Plausibility: Plausible, but constrained by trust: once secession happens, both sides doubt the other’s promises.

Branch 3: “The Confederacy Frays”
Without war as glue, the Confederacy struggles to stay coherent. Disputes over tariffs, military funding, and authority split state leaders. Rivalries between ports, planter interests, and inland regions intensify. The project survives, but as a tense federation that cannot easily act as one.

This happens because the ideology used to justify secession—local sovereignty—works against building a functioning central government. Every attempt at coordination invites accusations of tyranny.

Breakpoint: a fiscal crisis that forces either real central taxation or default. Either outcome reshapes the internal balance and can push states toward compromise, fragmentation, or a harder authoritarian turn.
Plausibility: Less likely, because elites have strong incentives to preserve a system built to protect slavery—yet the structural contradictions are real.

Least likely outcomes are the clean ones: an immediate, peaceful reunion without bitter concessions, or rapid nationwide abolition without war. Both require political alignment and enforcement mechanisms this era struggles to sustain without the forcing function of mobilisation.

Why This Matters for the American Civil War

Short term (1–3 years):
The United States avoids mass battlefield death but pays in ambiguity. Markets wobble. Border regions tense up. Politics radicalises without the clarifying brutality of combat. The slavery system remains intact, and the moral crisis remains unresolved.

Long term (10–50 years):
A warless outcome likely delays emancipation and reshapes state power. The federal government may develop more slowly, with fewer tools for national projects and fewer precedents for central authority. A divided North American continent changes immigration flows, industrial clustering, and the balance of influence in the Atlantic world.

The deepest theme is not harmony. It is duration. Avoiding war can turn a four-year cataclysm into a decades-long standoff where violence is smaller in scale but constant in pressure.

Real-World Impact

A dockworker in Liverpool sees cotton prices swing like a weather vane. One month ships arrive full. The next, insurance spikes and cargo reroutes. Wages become a gamble tied to distant customs rules and political tantrums across the ocean.

A textile mill owner in New England faces a different kind of risk than wartime scarcity. Investors hesitate. Supply contracts become fragile. The mill runs, stops, runs again. The owner learns to fear uncertainty more than competition.

A free Black carpenter in Philadelphia hears speeches promising that slavery will not spread, then watches politicians bargain over whether slavery will be protected forever where it already exists. Daily life becomes a lesson in how “preserving the Union” can mean postponing justice.

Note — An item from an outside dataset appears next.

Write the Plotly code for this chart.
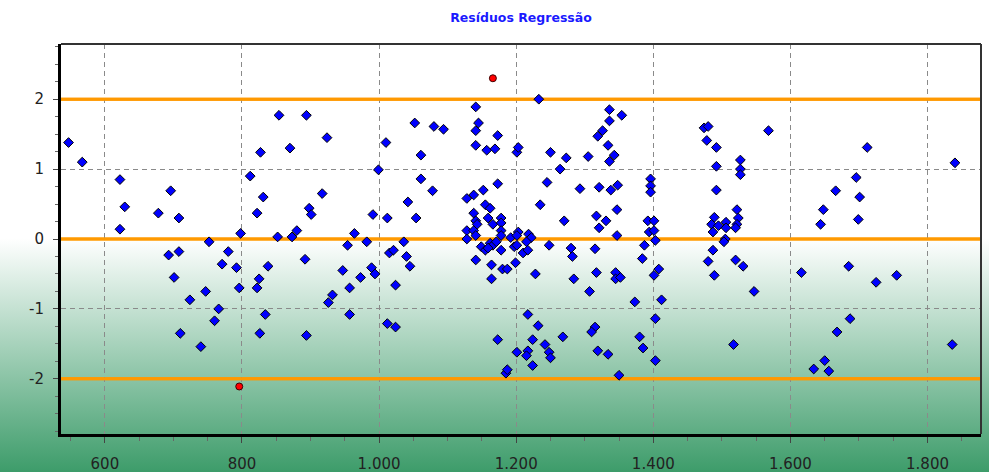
import base64
import plotly.graph_objects as go

# ---------------- data ----------------
title_text = "Resíduos Regressão"

blue_x = [
    547, 567, 622, 629, 622, 696, 678, 708, 752, 693, 708, 701, 747, 724, 760, 710, 740,
    854, 894, 924, 827, 870, 812, 831, 822, 917, 898, 901, 798, 852, 873, 880, 964, 954, 982,
    780, 771, 792, 838, 892, 825, 796, 822, 947, 973, 932, 926, 957, 957, 766, 834, 826, 894,
    991, 1012, 1010, 999, 1052, 1080, 1094, 1061, 1061, 1078, 1042, 1054, 1036, 1015, 1021,
    1040, 1045, 989, 994, 1024, 1012, 1024,
    1141, 1145, 1141, 1141, 1157, 1169, 1173, 1201, 1203, 1173, 1152, 1138, 1128, 1155, 1162,
    1138, 1159, 1178, 1141, 1143, 1166, 1178, 1128, 1138, 1178, 1141, 1128, 1178, 1192, 1203,
    1201, 1149, 1155, 1162, 1166, 1171, 1159, 1178, 1197, 1201, 1210, 1141, 1164, 1180, 1187,
    1199, 1164, 1173, 1201, 1185, 1187,
    1233, 1250, 1273, 1264, 1305, 1336, 1354, 1336, 1326, 1319, 1334, 1343, 1336, 1245, 1293,
    1321, 1338, 1348, 1235, 1317, 1331, 1321, 1347, 1270, 1347, 1218, 1222, 1215, 1217, 1248,
    1280, 1282, 1315, 1228, 1284, 1317, 1345, 1345, 1352, 1307, 1217, 1232, 1224, 1242, 1248,
    1250, 1217, 1215, 1224, 1268, 1315, 1310, 1319, 1334, 1350, 1373, 1380, 1385, 1396, 1396,
    1396, 1392, 1401, 1394, 1401, 1403, 1387, 1384, 1408, 1401, 1412, 1403, 1403,
    1474, 1480, 1478, 1492, 1492, 1492, 1527, 1527, 1527, 1568, 1489, 1485, 1495, 1506, 1506,
    1487, 1522, 1524, 1522, 1520, 1505, 1503, 1487, 1480, 1489, 1520, 1531, 1547, 1517, 1616,
    1648, 1644, 1634, 1650, 1656,
    1712, 1840, 1696, 1666, 1701, 1699, 1685, 1725, 1755, 1687, 1668, 1836,
]
blue_y = [
    1.38, 1.10, 0.85, 0.46, 0.14, 0.69, 0.37, 0.30, -0.04, -0.23, -0.18, -0.55, -0.75, -0.87, -1.17, -1.35, -1.54,
    1.77, 1.77, 1.45, 1.24, 1.30, 0.90, 0.60, 0.37, 0.65, 0.44, 0.35, 0.08, 0.03, 0.03, 0.12, 0.08, -0.09, -0.04,
    -0.18, -0.36, -0.41, -0.39, -0.29, -0.57, -0.70, -0.70, -0.45, -0.55, -0.80, -0.91, -0.70, -1.08, -1.00, -1.08, -1.35, -1.38,
    0.35, 0.30, 1.38, 0.99, 1.66, 1.61, 1.57, 1.20, 0.86, 0.69, 0.53, 0.30, -0.04, -0.20, -0.16,
    -0.25, -0.39, -0.41, -0.50, -0.66, -1.21, -1.26,
    1.89, 1.66, 1.55, 1.34, 1.27, 1.29, 1.48, 1.24, 1.31, 0.79, 0.70, 0.63, 0.58, 0.49, 0.44,
    0.37, 0.30, 0.30, 0.26, 0.21, 0.21, 0.23, 0.12, 0.12, 0.12, 0.05, 0.00, 0.05, 0.02, 0.10,
    0.05, -0.11, -0.16, -0.06, -0.09, -0.04, -0.13, -0.16, -0.11, -0.09, -0.20, -0.30, -0.37, -0.43, -0.43,
    -0.34, -0.57, -1.44, -1.62, -1.92, -1.87,
    2.00, 1.24, 1.16, 1.00, 1.18, 1.85, 1.77, 1.69, 1.55, 1.47, 1.34, 1.20, 1.11, 0.81, 0.72,
    0.74, 0.70, 0.77, 0.49, 0.33, 0.26, 0.16, 0.42, 0.26, 0.05, 0.07, 0.02, -0.04, -0.16, -0.09,
    -0.13, -0.25, -0.14, -0.50, -0.57, -0.48, -0.48, -0.57, -0.55, -0.75, -1.08, -1.24, -1.44, -1.51, -1.62,
    -1.70, -1.60, -1.67, -1.81, -1.40, -1.26, -1.33, -1.60, -1.65, -1.95, -0.90, -1.40, -1.56, 0.86, 0.76,
    0.67, 0.26, 0.26, 0.10, 0.12, -0.02, -0.09, -0.28, -0.43, -0.52, -0.87, -1.14, -1.74,
    1.59, 1.61, 1.41, 1.31, 1.04, 0.70, 1.13, 1.00, 0.92, 1.55, 0.31, 0.21, 0.19, 0.24, 0.16,
    0.10, 0.42, 0.30, 0.21, 0.16, 0.00, -0.04, -0.16, -0.32, -0.52, -0.30, -0.39, -0.75, -1.51, -0.48,
    0.42, 0.21, -1.86, -1.74, -1.89,
    1.31, 1.09, 0.88, 0.69, 0.60, 0.28, -0.39, -0.62, -0.52, -1.14, -1.33, -1.51,
]

red_x = [796, 1166]
red_y = [-2.11, 2.30]

limit_lines = [2, 0, -2]

x_range = [536, 1878]
y_range = [-2.79, 2.79]
x_tick_vals = [600, 800, 1000, 1200, 1400, 1600, 1800]
x_tick_text = ["600", "800", "1.000", "1.200", "1.400", "1.600", "1.800"]
y_tick_vals = [-2, -1, 0, 1, 2]
y_tick_text = ["-2", "-1", "0", "1", "2"]

# ---------------- layout geometry ----------------
W, H = 989, 472
ML, MR, MT, MB = 61, 8, 44, 38
PW, PH = W - ML - MR, H - MT - MB

svg = (
    f"<svg xmlns='http://www.w3.org/2000/svg' width='{W}' height='{H}' viewBox='0 0 {W} {H}' "
    "preserveAspectRatio='none'><defs><linearGradient id='g' x1='0' y1='0' x2='0' y2='1'>"
    "<stop offset='0' stop-color='#ffffff'/><stop offset='0.505' stop-color='#ffffff'/>"
    "<stop offset='1' stop-color='#3d9c6a'/></linearGradient></defs>"
    f"<rect x='0' y='0' width='{W}' height='{H}' fill='url(#g)'/></svg>"
)
bg_src = "data:image/svg+xml;base64," + base64.b64encode(svg.encode()).decode()

fig = go.Figure()

# orange limit lines: shapes between grid and traces, plus traces on top of the grid
for yv in limit_lines:
    fig.add_shape(type="line", xref="paper", x0=0, x1=1, yref="y", y0=yv, y1=yv,
                  line=dict(color="#ff9900", width=3), layer="between")
    fig.add_trace(go.Scatter(
        x=x_range, y=[yv, yv], mode="lines",
        line=dict(color="#ff9900", width=3),
        showlegend=False, hoverinfo="skip",
    ))

fig.add_trace(go.Scatter(
    x=blue_x, y=blue_y, mode="markers",
    marker=dict(symbol="diamond", size=7.5, color="#0000ff", line=dict(color="#000000", width=1)),
    showlegend=False, hoverinfo="x+y",
))
fig.add_trace(go.Scatter(
    x=red_x, y=red_y, mode="markers",
    marker=dict(symbol="circle", size=7, color="#ff0000", line=dict(color="#400000", width=1)),
    showlegend=False, hoverinfo="x+y",
))

# top and right frame
fig.add_shape(type="line", xref="paper", yref="paper", x0=0, x1=1, y0=1, y1=1,
              line=dict(color="#333333", width=2), layer="above")
fig.add_shape(type="line", xref="paper", yref="paper", x0=1, x1=1, y0=0, y1=1,
              line=dict(color="#333333", width=2), layer="above")

fig.add_layout_image(dict(
    source=bg_src, xref="paper", yref="paper",
    x=-ML / PW, y=1 + MT / PH, sizex=W / PW, sizey=H / PH,
    xanchor="left", yanchor="top", sizing="stretch", layer="below",
))

tick_font = dict(family="DejaVu Sans", size=15, color="#222222")

fig.update_layout(
    width=W, height=H,
    margin=dict(l=ML, r=MR, t=MT, b=MB, pad=0, autoexpand=False),
    paper_bgcolor="#ffffff",
    plot_bgcolor="rgba(0,0,0,0)",
    modebar=dict(bgcolor="rgba(0,0,0,0)", color="rgba(0,0,0,0)", activecolor="rgba(0,0,0,0)"),
    title=dict(text=title_text, x=(ML + PW / 2) / W, xanchor="center", y=1 - 18 / H, yanchor="middle",
               xref="container", yref="container",
               font=dict(family="DejaVu Sans", size=12.5, color="#1a1aff", weight="bold")),
    xaxis=dict(
        range=x_range, tickmode="array", tickvals=x_tick_vals, ticktext=x_tick_text,
        showgrid=True, gridcolor="#8a8a8a", gridwidth=1, griddash="5px,4px",
        zeroline=False, showline=True, linecolor="#000000", linewidth=3, mirror=False,
        ticks="outside", ticklen=6, tickcolor="#444444", tickwidth=1,
        ticklabelstandoff=8, tickfont=tick_font,
        minor=dict(tickmode="linear", tick0=0, dtick=50, ticks="outside", ticklen=4,
                   tickcolor="#666666", showgrid=False),
    ),
    yaxis=dict(
        range=y_range, tickmode="array", tickvals=y_tick_vals, ticktext=y_tick_text,
        showgrid=True, gridcolor="#8a8a8a", gridwidth=1, griddash="5px,4px",
        zeroline=False, showline=True, linecolor="#000000", linewidth=3, mirror=False,
        ticks="outside", ticklen=5, tickcolor="#444444", tickwidth=1,
        ticklabelstandoff=6, tickfont=tick_font,
        minor=dict(tickmode="linear", tick0=0, dtick=0.25, ticks="outside", ticklen=3,
                   tickcolor="#666666", showgrid=False),
    ),
)

fig.write_html(
    "out.html",
    post_script=(
        "document.body.style.margin='0';document.body.style.overflow='hidden';"
        "var s=document.createElement('style');"
        "s.innerHTML='.modebar-container{display:none !important;}';"
        "document.head.appendChild(s);"
    ),
)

An enslaved field worker on a Mississippi plantation does not hear cannon, but the whip and the ledger remain. Rumours of freedom are quieter and easier to crush. Escape still happens, but without a wartime Union army nearby, the cost is higher and the odds are worse.

What Would Be Next?

A warless American rupture is not a solved problem. It is an argument that never reaches a verdict.

The central question becomes whether governments can live with contradiction: one side claiming the Union is perpetual, the other acting like a sovereign state, both needing trade to survive, both fearing that compromise looks like surrender.

Watch the concrete markers. Do customs duties get collected at Southern ports, and by whom? Do foreign powers treat Confederate diplomats as equals or as nuisances? Do border states fortify and mobilise, or do they demobilise and normalise the split? Do legislators lock promises about slavery into constitutional language or keep them as reversible politics?

Those signals decide whether delay is a bridge to settlement—or the slow road to a different kind of national fracture.